From that starting point, “our motivation really is to back up and focus on these legacy emissions-intensive, trade-exposed sectors and figure how we make them competitive in the green markets of the future, where buyers increasingly care about the carbon content of traded goods and their carbon footprint,” Cosbey told The Energy Mix.
It may not be easy for C3 to make its case at a time when political alignments are shifting in Canada, at both the federal and provincial levels, he added. “But the one thing we have going for us is that this is not just about the environment. It’s also fundamentally about how you keep these sectors competitive.

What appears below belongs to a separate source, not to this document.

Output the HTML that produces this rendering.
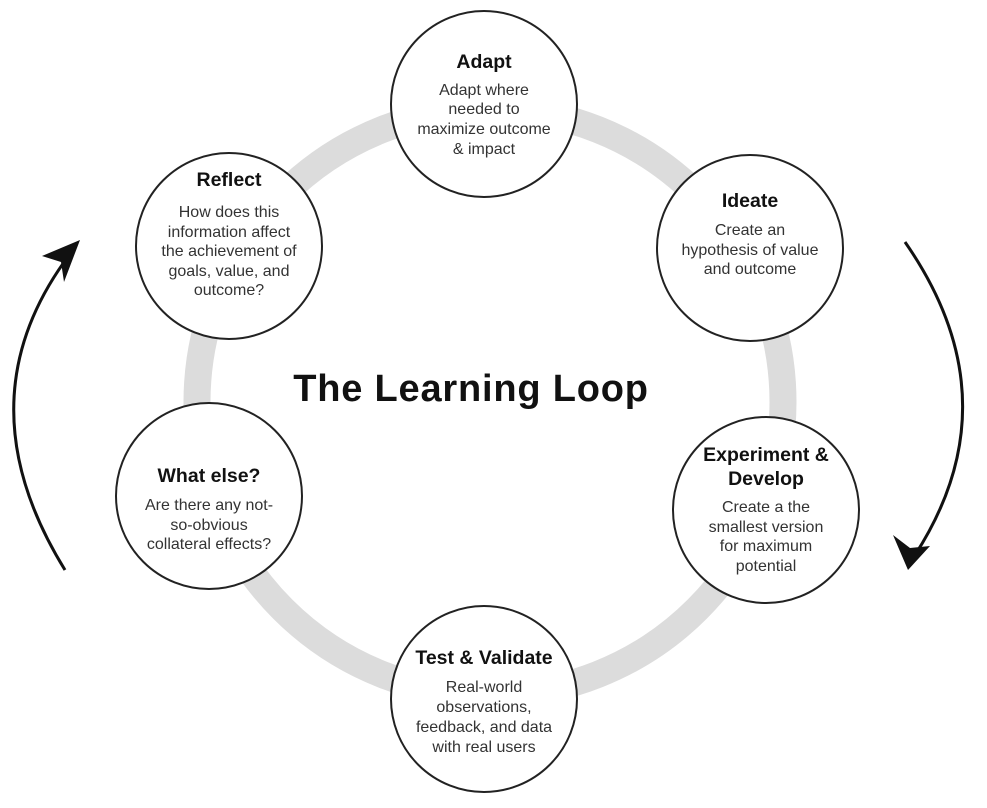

And that boils down to jobs, it boils down to investment, it boils down to keeping communities thriving, and that has resonance with every political stripe. It’s not going to be an easy sell for everybody, but that’s our angle.”

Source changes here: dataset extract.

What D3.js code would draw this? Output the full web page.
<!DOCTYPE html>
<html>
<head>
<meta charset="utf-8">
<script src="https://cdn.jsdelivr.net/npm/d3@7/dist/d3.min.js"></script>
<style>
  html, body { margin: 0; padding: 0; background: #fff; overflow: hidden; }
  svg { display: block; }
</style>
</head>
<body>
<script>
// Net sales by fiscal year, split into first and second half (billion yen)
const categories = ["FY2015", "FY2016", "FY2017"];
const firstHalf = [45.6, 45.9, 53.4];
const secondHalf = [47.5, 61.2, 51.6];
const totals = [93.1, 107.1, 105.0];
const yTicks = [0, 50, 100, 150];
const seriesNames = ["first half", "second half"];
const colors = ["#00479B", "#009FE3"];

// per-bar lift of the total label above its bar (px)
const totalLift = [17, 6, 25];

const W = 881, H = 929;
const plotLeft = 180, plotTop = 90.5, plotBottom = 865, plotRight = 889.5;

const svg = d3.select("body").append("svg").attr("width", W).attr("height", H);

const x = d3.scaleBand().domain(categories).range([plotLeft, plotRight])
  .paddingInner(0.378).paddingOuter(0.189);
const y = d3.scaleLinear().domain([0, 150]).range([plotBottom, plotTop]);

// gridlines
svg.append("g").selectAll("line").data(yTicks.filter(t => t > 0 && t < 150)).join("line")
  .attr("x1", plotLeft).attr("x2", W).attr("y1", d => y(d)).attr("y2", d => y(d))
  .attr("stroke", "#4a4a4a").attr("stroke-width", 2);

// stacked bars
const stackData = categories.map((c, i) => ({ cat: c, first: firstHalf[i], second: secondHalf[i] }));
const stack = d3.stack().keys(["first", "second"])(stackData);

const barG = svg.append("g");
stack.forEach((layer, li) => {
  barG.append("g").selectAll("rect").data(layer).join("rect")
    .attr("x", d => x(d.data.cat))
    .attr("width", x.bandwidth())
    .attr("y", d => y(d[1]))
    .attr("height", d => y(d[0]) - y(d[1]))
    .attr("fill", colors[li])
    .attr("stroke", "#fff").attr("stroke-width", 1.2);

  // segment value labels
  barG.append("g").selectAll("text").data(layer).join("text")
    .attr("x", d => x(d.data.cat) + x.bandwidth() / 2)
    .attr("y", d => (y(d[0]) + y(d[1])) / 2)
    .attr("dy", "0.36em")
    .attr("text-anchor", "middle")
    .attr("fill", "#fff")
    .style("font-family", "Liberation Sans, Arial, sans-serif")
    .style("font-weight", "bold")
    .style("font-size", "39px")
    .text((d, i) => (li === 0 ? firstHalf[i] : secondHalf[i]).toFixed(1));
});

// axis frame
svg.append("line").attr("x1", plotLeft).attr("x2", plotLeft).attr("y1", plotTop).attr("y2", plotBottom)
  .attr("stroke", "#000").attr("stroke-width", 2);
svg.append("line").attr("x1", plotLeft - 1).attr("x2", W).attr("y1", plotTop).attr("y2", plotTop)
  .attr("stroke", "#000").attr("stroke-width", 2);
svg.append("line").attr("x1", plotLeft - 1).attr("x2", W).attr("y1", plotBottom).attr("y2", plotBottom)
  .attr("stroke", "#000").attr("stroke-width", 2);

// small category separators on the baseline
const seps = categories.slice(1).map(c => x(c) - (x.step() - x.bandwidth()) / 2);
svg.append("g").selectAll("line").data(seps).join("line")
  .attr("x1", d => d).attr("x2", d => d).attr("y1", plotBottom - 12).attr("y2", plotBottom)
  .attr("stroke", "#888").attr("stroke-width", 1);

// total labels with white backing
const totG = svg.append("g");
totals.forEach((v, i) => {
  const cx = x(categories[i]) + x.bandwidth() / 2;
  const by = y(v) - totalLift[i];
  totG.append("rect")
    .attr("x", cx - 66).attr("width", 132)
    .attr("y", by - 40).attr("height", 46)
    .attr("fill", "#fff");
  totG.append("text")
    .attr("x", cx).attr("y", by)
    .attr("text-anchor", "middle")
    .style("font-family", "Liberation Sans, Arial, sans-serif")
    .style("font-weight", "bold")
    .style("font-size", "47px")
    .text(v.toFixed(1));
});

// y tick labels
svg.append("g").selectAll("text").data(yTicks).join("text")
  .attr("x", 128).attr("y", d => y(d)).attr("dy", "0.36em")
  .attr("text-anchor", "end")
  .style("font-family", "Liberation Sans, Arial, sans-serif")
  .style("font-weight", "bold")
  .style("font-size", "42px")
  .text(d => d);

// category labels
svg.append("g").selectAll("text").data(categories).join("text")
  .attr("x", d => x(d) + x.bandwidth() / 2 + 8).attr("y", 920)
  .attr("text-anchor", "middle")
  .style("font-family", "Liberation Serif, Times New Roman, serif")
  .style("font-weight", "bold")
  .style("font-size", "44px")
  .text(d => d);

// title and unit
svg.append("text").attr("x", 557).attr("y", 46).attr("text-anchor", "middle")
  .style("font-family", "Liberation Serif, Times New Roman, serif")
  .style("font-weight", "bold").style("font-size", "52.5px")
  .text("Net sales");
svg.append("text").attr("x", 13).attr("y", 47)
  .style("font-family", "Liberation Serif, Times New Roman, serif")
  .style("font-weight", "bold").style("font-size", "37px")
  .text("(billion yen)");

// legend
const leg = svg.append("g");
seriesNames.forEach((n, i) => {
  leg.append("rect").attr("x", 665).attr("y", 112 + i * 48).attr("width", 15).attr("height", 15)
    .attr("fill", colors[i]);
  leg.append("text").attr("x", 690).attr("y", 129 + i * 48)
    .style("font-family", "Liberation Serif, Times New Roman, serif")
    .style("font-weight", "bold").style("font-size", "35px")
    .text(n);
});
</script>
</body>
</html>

Over the short and medium term, C3’s approach is rooted in industrial carbon pricing systems that have so far delivered the lion’s share of the climate benefit from any pricing mechanisms in Canada. “With a change in [federal] government, we won’t see a consumer price. That’s gone instantly. What we don’t know yet is what the opposition [in the House of Commons] is currently thinking about industrial carbon pricing,” Cosbey said. “Our hope is that we have some kind of convincing power in favour of keeping the industrial carbon pricing mechanisms, because that decision hasn’t been made yet.”
Looking at carbon competitiveness through an international lens, Cosbey said it’s obvious that Canada isn’t the only country grappling with the issue. The European Union has launched a carbon border adjustment mechanism (CBAM) to protect domestic industries while they decarbonize. The United States has subsidized (mostly) clean technologies through the Biden-Harris administration’s Inflation Reduction Act and Infrastructure Investment and Jobs Act. The two big trading partners are negotiating GHG intensity standards for steel and aluminium. And an industrial decarbonization initiative first launched by the G7 has now drawn support from 43 countries.
“At the global level, there’s an accelerating trend toward collaboration in this space,” Cosbey said, and “to the extent we can move the global community toward agreement on GHG intensity standards, we’ll have lessened our domestic risk of leakage and increased the markets for our green goods.”
A day after the C3 release, Toronto-based Clean Prosperity published [pdf] an open letter along with 12 major industrial associations and firms, urging provinces to embrace industrial carbon pricing as the “backbone of decarbonization across this country.” Signatories included Alberta’s Industrial Heartland Association, Canadian Manufacturers & Exporters, the Canadian Renewable Energy Association, the Canadian Steel Producers Association, Carbon Removal Canada, the Cement Association of Canada, the Chemistry Industry Association of Canada, Clean Prosperity, Enhance Energy, Heidelberg Materials, Kiwetinohk Energy, Itoa Energy, and Lafarge.
“We write to raise concerns about how provincial carbon markets work together, or rather how they do not,” the letter stated. “The disconnect across nine different markets makes it harder to invest in major projects in Canada. It is holding back capital, economic growth, jobs, and decarbonization. We need to act now to fix this.”
“The push comes at a pivotal moment for Canada’s industrial decarbonization strategies because of the possibility of a federal election soon,” writes Globe and Mail climate columnist Adam Radwanski. “The opposition Conservatives, who hold a large lead in opinion polls, are campaigning on scrapping the consumer-facing carbon price. But they have been non-committal on whether they would maintain requirements for provinces to price heavy industrial emitters—giving impetus to supporters of the industrial system to try to strengthen it before the campaign starts.”